Table 1 summarizes the contingency tables that refer to user or nonuser status for the 16 products. Table 2 summarizes the contingency tables for heavy versus light user status. Each contingency table that produced a chi square statistic significant at the .05 level is marked with an S. The others are marked NS. The results of 135 of 155 tables are significant at the .05 level, indicating systematic dependence of consumption on the demographic characteristic in question. (The absence of per capita consumption data for lemon/lime soda eliminates five of the potential 160 tables.) At the .01 level, 129 of 155 tables are significant, showing the conclusions are insensitive to the significance levels selected.



Only four products have two or more nonsignificant tables in a grouping of five tables Usage of detergents does not depend on age, education or income. This finding is not surprising since 97 percent of the population uses these products.

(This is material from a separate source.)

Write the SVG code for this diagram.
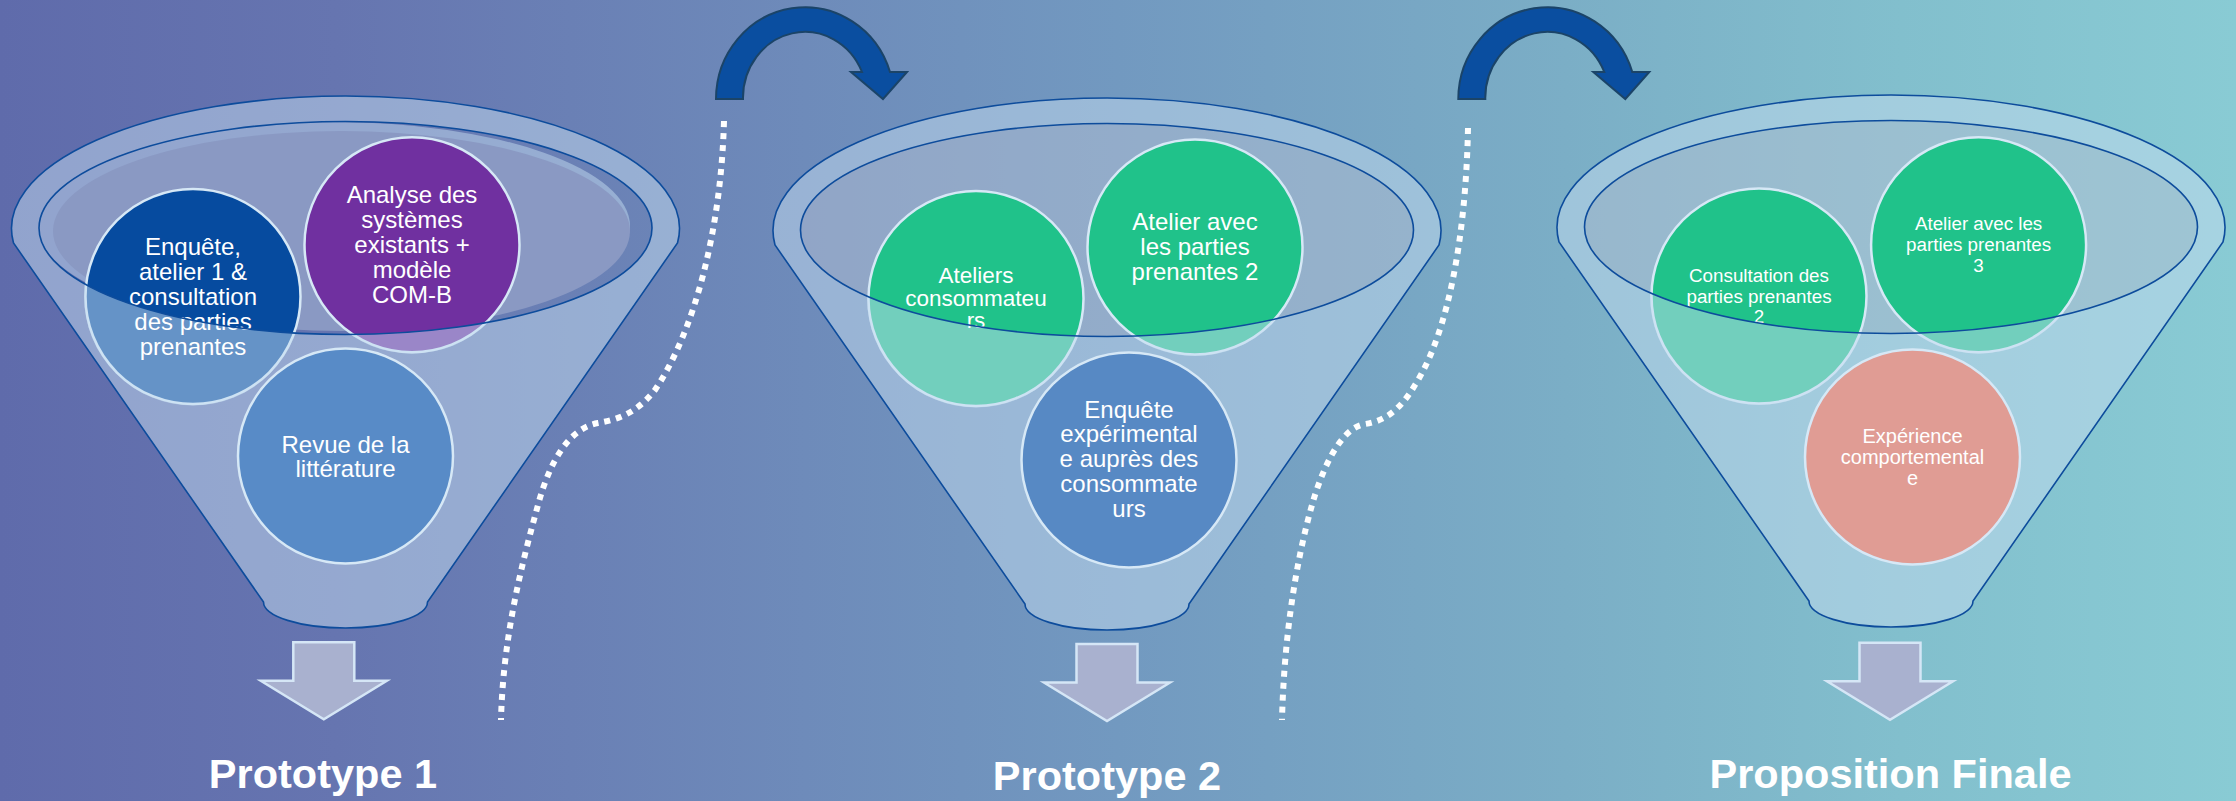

The same descriptors, however, are useful in evaluating the propensity to consume detergent and toilet paper.



Demographics also produces mixed results regarding heavy usage of hair tonic and bourbon. Both products serve a restricted market; penetration levels are 26 percent and 21 percent respectively. It is possible variable categories tailored to the specific product would produce significant results. It is also possible other factors are more important for explaining heavy usage.

Tables 3 and 4 display sample contingency tables that refer to heavy usage of detergents. We have constructed a tentative profile of the heavy user of detergents based on the proportions of the population found in the respective cells of the tables. (Of course reliable profiles require analysis with mean consumption rates for each cell in place of population figures.) The highest concentration of heavy detergent users is found among middle aged people with children 12 to 17 years old, a high school diploma and an income of $10,000 to $24,999 per year. The concentration of these female homemakers in the "other" occupational category indicates most are full time homemakers.

The detergent example allows us to examine the two factors at work in creating demand for a product. One factor is the population distribution. Lower middle income consumers may buy the bulk of a product simply because they represent the largest category of the income distribution. The other factor is the differing propensities of groups to consume. For example, older families without children are the largest population group in the detergent base, but families with children 12 to 17 provide 2.5 times as many heavy users. We would argue these propensities indicate the ability of demographics to capture underlying differences in values, attitudes and lifestyles.



Finally, cross-classification on a single variable basis cannot include interactive effects. Multiple cross classification analysis of the type undertaken by Ellis will produce even more significant results.




Demographics is the most readily available and actionable vehicle for market segmentation. Although media decisions are important, the product manager must also plan strategy for product, distribution and pricing. Purchase data linking product consumption to media usage do not serve these other purposes. Moreover, the availability of large, syndicated data bases, more refined statistical techniques and better computer support makes analysis of demographic data more feasible than ever before.

This study finds dependencies between demographic characteristics and product usage as well as between demographics and volume of usage. We believe more sophisticated statistical techniques can define the nature of these dependencies and produce reliable profiles of market segments.